2. Checkov Policy (Terraform scanning)
Checkov does not have a built-in rule for postgresql_role connection limits. Add a custom check:
# checkov/custom_checks/pg_role_connection_limit.py
from checkov.terraform.checks.resource.base_resource_check import BaseResourceCheck
from checkov.common.models.enums import CheckResult, CheckCategories
class PgRoleConnectionLimit(BaseResourceCheck):
def __init__(self):
super().__init__(
name="Ensure PostgreSQL role has explicit connection_limit",
id="CKV_CUSTOM_PG_001",
categories=[CheckCategories.GENERAL_SECURITY],
supported_resources=["postgresql_role"]
)
def scan_resource_conf(self, conf):
limit = conf.get("connection_limit", [-1])
val = limit[0] if isinstance(limit, list) else limit
# -1 = unlimited; reject roles with no explicit cap
if val == -1 or val is None:
return CheckResult.FAILED
return CheckResult.PASSED
3. Alerting — Catch This Before It Pages You
-- Prometheus postgres_exporter custom query
-- Alert when appuser connections exceed 80% of its limit
SELECT
count(*)::float / NULLIF(rolconnlimit, 0) AS connection_saturation_ratio
FROM pg_stat_activity
JOIN pg_roles ON pg_roles.rolname = pg_stat_activity.usename
WHERE pg_stat_activity.usename = 'appuser'
GROUP BY rolconnlimit;
Set a Prometheus/Grafana alert at > 0.80 (80% saturation). You want 10+ minutes of lead time before the wall hits.

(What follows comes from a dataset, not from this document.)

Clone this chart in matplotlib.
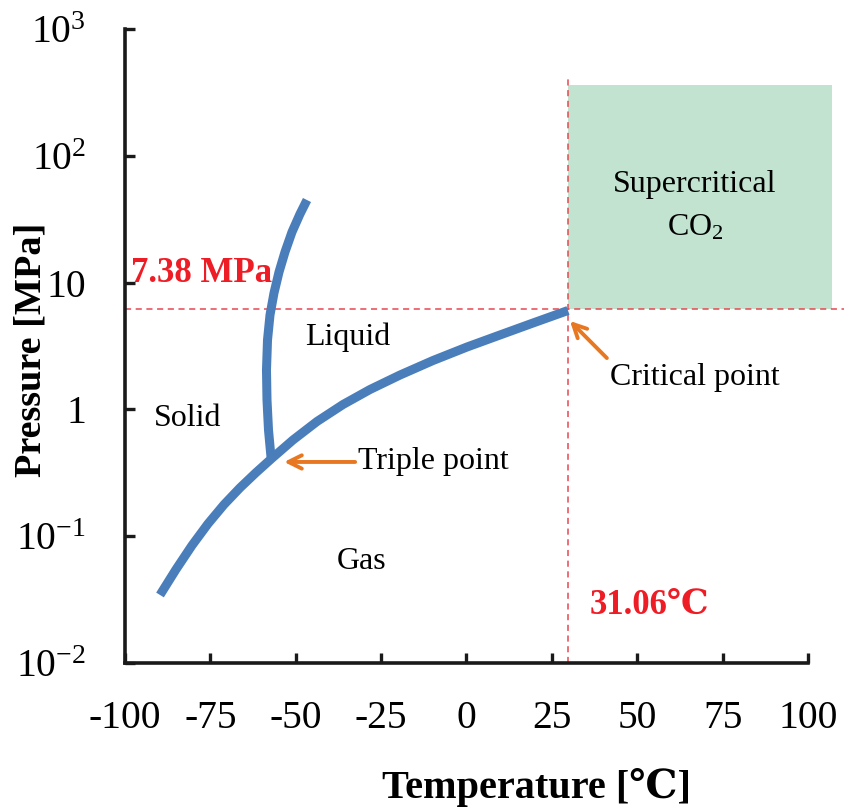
import matplotlib
matplotlib.use('Agg')
import matplotlib.pyplot as plt
from matplotlib.patches import Rectangle

plt.rcParams['font.family'] = ['Liberation Serif', 'DejaVu Serif', 'Noto Sans CJK SC']
plt.rcParams['mathtext.fontset'] = 'custom'
plt.rcParams['mathtext.rm'] = 'Liberation Serif'
plt.rcParams['mathtext.it'] = 'Liberation Serif'

# sublimation + vaporisation boundary (temperature degC, pressure MPa)
gas_t = [-89.75, -85.07, -80.38, -75.70, -71.01, -66.33, -61.64, -56.95,
         -50.81, -43.78, -36.16, -28.26, -19.47, -9.81, 0.15, 9.81, 19.47, 29.72]
gas_p = [0.0344, 0.0547, 0.0846, 0.1253, 0.1775, 0.2408, 0.3174, 0.4123,
         0.5738, 0.8028, 1.093, 1.435, 1.867, 2.430, 3.105, 3.863, 4.801, 6.026]

# melting boundary
melt_t = [-57.25, -57.98, -58.42, -58.57, -58.27, -57.54, -56.37, -54.90,
          -53.15, -51.10, -48.76, -46.71]
melt_p = [0.4213, 0.688, 1.186, 2.045, 3.526, 5.553, 8.279, 12.12,
          17.43, 25.06, 34.75, 44.81]

crit_t = 29.8
crit_p = 6.2
box_t_max = 107
box_p_max = 360

x_ticks = [-100, -75, -50, -25, 0, 25, 50, 75, 100]
y_ticks = [0.01, 0.1, 1, 10, 100, 1000]
y_labels = [r'$\mathregular{10^{-2}}$', r'$\mathregular{10^{-1}}$', '1', '10',
            r'$\mathregular{10^{2}}$', r'$\mathregular{10^{3}}$']

blue = '#4A7EBB'
red = '#EE1C25'
dash_red = '#E8474F'
orange = '#E87722'
green = '#C2E3D0'

fig = plt.figure(figsize=(8.45, 8.09), dpi=100)
ax = fig.add_axes([125 / 845, 1 - 663 / 809, 683 / 845, 634 / 809])
ax.set_yscale('log')
ax.set_xlim(-100, 100)
ax.set_ylim(0.01, 1000)

ax.add_patch(Rectangle((crit_t, crit_p), box_t_max - crit_t, box_p_max - crit_p,
                       facecolor=green, edgecolor='none', clip_on=False, zorder=1))
ax.plot([-100, 111], [crit_p, crit_p], ls=(0, (4, 3)), color=dash_red, lw=1.1,
        clip_on=False, zorder=2)
ax.plot([crit_t, crit_t], [0.01, 435], ls=(0, (4, 3)), color=dash_red, lw=1.1,
        clip_on=False, zorder=2)

ax.plot(melt_t, melt_p, color=blue, lw=6.5, solid_capstyle='butt',
        solid_joinstyle='round', zorder=3)
ax.plot(gas_t, gas_p, color=blue, lw=6.5, solid_capstyle='butt',
        solid_joinstyle='round', zorder=3)

fs = 23
ax.text(-81.8, 0.855, 'Solid', fontsize=fs, ha='center', va='center')
ax.text(-34.7, 3.73, 'Liquid', fontsize=fs, ha='center', va='center')
ax.text(-30.6, 0.0626, 'Gas', fontsize=fs, ha='center', va='center')
ax.text(66.9, 58.9, 'Supercritical', fontsize=fs, ha='center', va='center')
ax.text(66.9, 26.9, r'CO$_2$', fontsize=fs, ha='center', va='center')
ax.text(-98.2, 11.9, '7.38 MPa', fontsize=25, fontweight='bold', color=red,
        ha='left', va='center')
ax.text(36.2, 0.0286, '31.06℃', fontsize=25, fontweight='bold', color=red,
        ha='left', va='center')

arrow = dict(arrowstyle='->', color=orange, lw=2.8, mutation_scale=24,
             shrinkA=0, shrinkB=0)
ax.annotate('Triple point', xy=(-53.4, 0.385), xytext=(-31.8, 0.385),
            fontsize=fs, ha='left', va='center', arrowprops=arrow)
ax.annotate('', xy=(30.3, 4.98), xytext=(41.1, 2.54), arrowprops=arrow)
ax.text(66.9, 1.77, 'Critical point', fontsize=fs, ha='center', va='center')

for s in ['top', 'right']:
    ax.spines[s].set_visible(False)
for s in ['left', 'bottom']:
    ax.spines[s].set_linewidth(2.6)
    ax.spines[s].set_color('#1a1a1a')

ax.set_xticks(x_ticks)
ax.set_xticklabels([str(v) for v in x_ticks])
ax.set_yticks(y_ticks)
ax.set_yticklabels(y_labels)
ax.minorticks_off()
ax.tick_params(axis='both', direction='in', length=7, width=2.4, labelsize=28.5,
               color='#1a1a1a')
ax.tick_params(axis='x', pad=27)
ax.tick_params(axis='y', pad=28)

ax.set_xlabel('Temperature [℃]', fontsize=29, fontweight='bold')
ax.set_ylabel('Pressure [MPa]', fontsize=27.5, fontweight='bold')
ax.xaxis.set_label_coords(0.602, -0.165)
ax.yaxis.set_label_coords(-0.112, 0.494)

fig.savefig('out.png', dpi=100)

4. OPA / Conftest for SQL Migration Files
# policy/pg_role_limit.rego
package postgresql
deny[msg] {
input.statement.type == "AlterRoleStmt"
option := input.statement.options[_]
option.defname == "connectionlimit"
option.arg.ival == -1
msg := "ALTER ROLE must not set CONNECTION LIMIT to -1 (unlimited) for non-superuser roles"
}
Run conftest test migration.sql --policy policy/ in your CI pipeline to block unlimited-connection role definitions before they reach production.